Toto la Perdrix (ou Jojo la Gâchette, je sais plus son nom) raconte aux fillettes l’histoire de Dagmar qui n’était pas si mauvaise dans le fond. Qu’on a accusée – injustement cela va de soi – de sorcellerie. Qui depuis collectionne les gamines, parce qu’elle a perdu son propre enfant dans les sempiternelles “circonstances tragiques”, que c’est original. En l’occurrence, une de ces amusantes épreuves médiévales utilisées pour détecter les sorcières : si tu meurs, t’étais innocente ; si tu survis, t’es coupable, on te brûle… et tu meurs quand même.

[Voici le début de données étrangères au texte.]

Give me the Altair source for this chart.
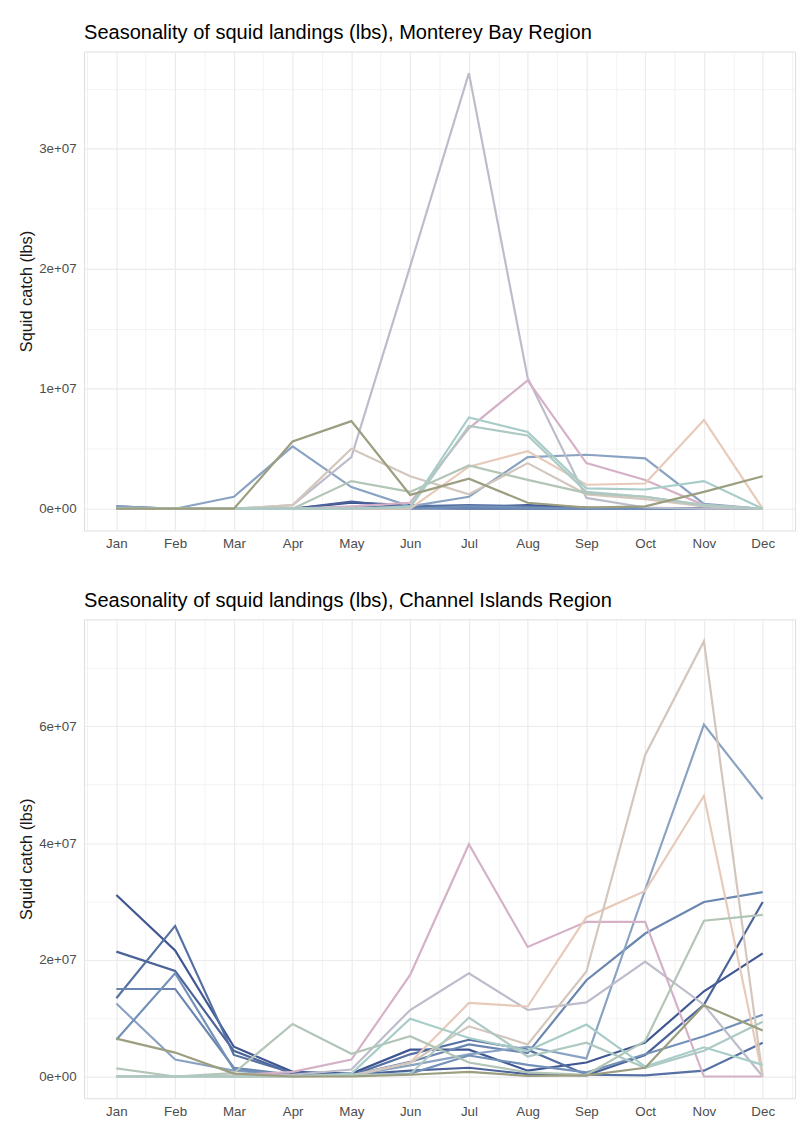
import altair as alt
import pandas as pd

months = ["Jan", "Feb", "Mar", "Apr", "May", "Jun", "Jul", "Aug", "Sep", "Oct", "Nov", "Dec"]

series = ["s01", "s02", "s03", "s04", "s05", "s06", "s07",
          "s08", "s09", "s10", "s11", "s12", "s13", "s14"]
colors = ["#3e5692", "#4b6399", "#5570a3", "#6a86b0", "#8aa3c2", "#7391b8", "#bdbcca",
          "#d5b1c8", "#e7cab9", "#d3c6bd", "#b2c5b6", "#a8cdc8", "#aec9c3", "#9c9e7f"]

# Monterey Bay Region, millions of lbs per month
monterey = {
    "s01": [0.2, 0, 0, 0, 0.5, 0.3, 0.1, 0.3, 0.1, 0, 0, 0],
    "s02": [0, 0, 0, 0, 0.6, 0.1, 0, 0, 0, 0, 0, 0],
    "s03": [0, 0, 0, 0, 0.1, 0.2, 0.3, 0.2, 0, 0, 0, 0],
    "s04": [0, 0, 0, 0, 0, 0, 0, 0, 0, 0, 0, 0],
    "s05": [0.2, 0, 1.0, 5.2, 1.8, 0.2, 1.0, 4.3, 4.5, 4.2, 0.4, 0],
    "s06": [0, 0, 0, 0, 0.1, 0, 0.2, 0.1, 0, 0, 0, 0],
    "s07": [0, 0, 0, 0.3, 4.3, 20.2, 36.3, 10.9, 0.9, 0.1, 0, 0],
    "s08": [0, 0, 0, 0, 0.2, 0.5, 6.7, 10.7, 3.8, 2.4, 0.3, 0],
    "s09": [0, 0, 0, 0, 0, 0, 3.5, 4.8, 2.0, 2.1, 7.4, 0],
    "s10": [0, 0, 0, 0.3, 5.0, 2.7, 1.2, 3.8, 1.2, 0.8, 0.2, 0],
    "s11": [0, 0, 0, 0, 2.3, 1.4, 3.6, 2.4, 1.3, 1.0, 0.3, 0],
    "s12": [0, 0, 0, 0, 0, 0.2, 7.6, 6.4, 1.7, 1.6, 2.3, 0],
    "s13": [0, 0, 0, 0, 0, 0.1, 6.9, 6.1, 1.4, 1.0, 0.3, 0],
    "s14": [0, 0, 0, 5.6, 7.3, 1.15, 2.5, 0.5, 0.1, 0.2, 1.4, 2.7],
}

# Channel Islands Region, millions of lbs per month
channel = {
    "s01": [31.1, 21.6, 5.1, 0.8, 0.5, 4.6, 4.6, 1.0, 2.4, 5.8, 14.6, 21.1],
    "s02": [21.4, 18.1, 4.4, 0.5, 0.3, 1.0, 1.5, 0.4, 0.2, 3.7, 12.3, 29.9],
    "s03": [13.4, 25.8, 3.7, 0.6, 0.2, 3.8, 6.3, 4.6, 0.3, 0.2, 1.0, 5.8],
    "s04": [15.0, 15.0, 1.5, 0.3, 0.2, 2.5, 5.5, 4.0, 16.5, 24.5, 29.9, 31.6],
    "s05": [12.5, 2.9, 1.0, 0.2, 0.2, 1.9, 3.8, 5.1, 3.1, 32.0, 60.3, 47.5],
    "s06": [6.3, 17.7, 1.2, 0.2, 0.1, 0.5, 3.6, 2.0, 0.7, 3.8, 6.9, 10.6],
    "s07": [0, 0, 0, 0.3, 1.2, 11.4, 17.7, 11.4, 12.7, 19.7, 12.3, 0],
    "s08": [0, 0, 0.2, 0.8, 2.9, 17.4, 39.8, 22.2, 26.5, 26.5, 0, 0],
    "s09": [0, 0, 0, 0, 0.1, 2.4, 12.6, 12.0, 27.3, 31.8, 48.1, 0],
    "s10": [0, 0, 0, 0, 0.2, 2.3, 8.6, 5.5, 18.0, 55.1, 74.6, 0],
    "s11": [1.4, 0, 0.6, 9.0, 3.9, 6.9, 2.4, 0.7, 0.3, 6.1, 26.7, 27.7],
    "s12": [0, 0, 0, 0, 0.5, 9.9, 6.6, 4.4, 8.9, 1.7, 5.0, 2.0],
    "s13": [0, 0, 0, 0, 0.3, 0.4, 10.1, 3.4, 5.8, 1.5, 4.4, 9.4],
    "s14": [6.5, 4.1, 0.5, 0, 0, 0.3, 0.8, 0.1, 0.2, 1.5, 12.2, 7.9],
}


def frame(table):
    rows = []
    for s in series:
        for i, v in enumerate(table[s]):
            rows.append({"series": s, "month": i + 1, "catch": v * 1e6})
    return pd.DataFrame(rows)


FONT = "Liberation Sans"
month_labels = "[" + ",".join("'" + m + "'" for m in months) + "]"


def panel(df, title, ymin, ymax, yticks, major):
    x_axis = alt.Axis(
        values=[i / 2 for i in range(1, 26)],
        labelExpr="datum.value % 1 === 0 ? " + month_labels + "[datum.value - 1] : ''",
        title=None, ticks=False, domain=False, labelPadding=6,
        labelFontSize=13.5, labelColor="#4d4d4d", labelFont=FONT,
        gridColor="#ebebeb",
        gridWidth={"condition": {"test": "datum.value % 1 === 0", "value": 1.2}, "value": 0.6},
        labelFlush=False, labelOverlap=False,
    )
    y_axis = alt.Axis(
        values=yticks,
        labelExpr="datum.value % " + str(major) + " === 0 ? (datum.value === 0 ? '0e+00' : format(datum.value / 1e7, 'd') + 'e+07') : ''",
        title="Squid catch (lbs)", titleFontSize=16.5, titleFont=FONT, titleFontWeight="normal",
        titleColor="#1a1a1a", titlePadding=4,
        ticks=False, domain=False, labelPadding=8,
        labelFontSize=13.5, labelColor="#4d4d4d", labelFont=FONT,
        gridColor="#ebebeb",
        gridWidth={"condition": {"test": "datum.value % " + str(major) + " === 0", "value": 1.2}, "value": 0.6},
        labelOverlap=False,
    )
    return alt.Chart(df).mark_line(strokeWidth=2.2, strokeJoin="miter", strokeCap="butt").encode(
        x=alt.X("month:Q", scale=alt.Scale(domain=[0.45, 12.55], nice=False, zero=False), axis=x_axis),
        y=alt.Y("catch:Q", scale=alt.Scale(domain=[ymin, ymax], nice=False, zero=False), axis=y_axis),
        color=alt.Color("series:N", scale=alt.Scale(domain=series, range=colors), legend=None),
        detail="series:N",
    ).properties(
        width=720, height=485,
        title=alt.TitleParams(title, anchor="start", frame="group", fontSize=20.3, font=FONT,
                              fontWeight="normal", color="#000000", offset=8),
    )


top = panel(frame(monterey), "Seasonality of squid landings (lbs), Monterey Bay Region",
            -1.815e6, 38.1e6, [i * 5e6 for i in range(0, 8)], 10000000)
bottom = panel(frame(channel), "Seasonality of squid landings (lbs), Channel Islands Region",
               -3.73e6, 78.33e6, [i * 1e7 for i in range(0, 8)], 20000000)

chart = alt.vconcat(top, bottom, spacing=41).properties(
    padding={"left": 10, "top": 8, "right": 0, "bottom": 5}
).configure_view(stroke=None).configure(background="white")

chart.save("out.html", embed_options={"renderer": "svg", "actions": False})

Le recueil de lieux communs autour de Coco l’Ami des Bêtes ne s’arrête pas en si bon chemin. Avant sa mort mi-héroïque mi-cliché en essayant de protéger les gamines, Toto/Jojo/Coco a le temps d’expliquer comment on chasse l’ours à l’épieu. Chacun aura deviné qu’un des bandits mourra selon ce procédé.
– La gamine tire à l’arc comme une tanche au début. Mais à la fin, elle manie l’épieu comme d’autres un bâton de majorette, joue du couteau, cartonne à l’arbalète et son niveau d’archère égale pour ainsi dire celui de Legolas.
– Pour les amateurs de détails, un jouet revient sans cesse dans le film. Un petit cheval en bois qui passe de main en main d’un enfant l’autre. À lui seul, il concentre une somme invraisemblable de clichés. Le jouet volé au gamin tué (trop injuste, la vie), donné à Gollumette (les bandits, au fond, ils ont un cœur gros comme ça), perdu dans la débandade et comme il se doit piétiné en gros plan par un poursuivant (l’enfance brisée, quelle finesse pour amener la symbolique !).
Je pourrais continuer l’inventaire à la Prévert… Y a pas une scène, pas un détail, qui ne figure pas dans le manuel aux chapitres lieux communs, poncifs, clichés, scènes attendues, conventions, stéréotypes. Une encyclopédie à sa manière.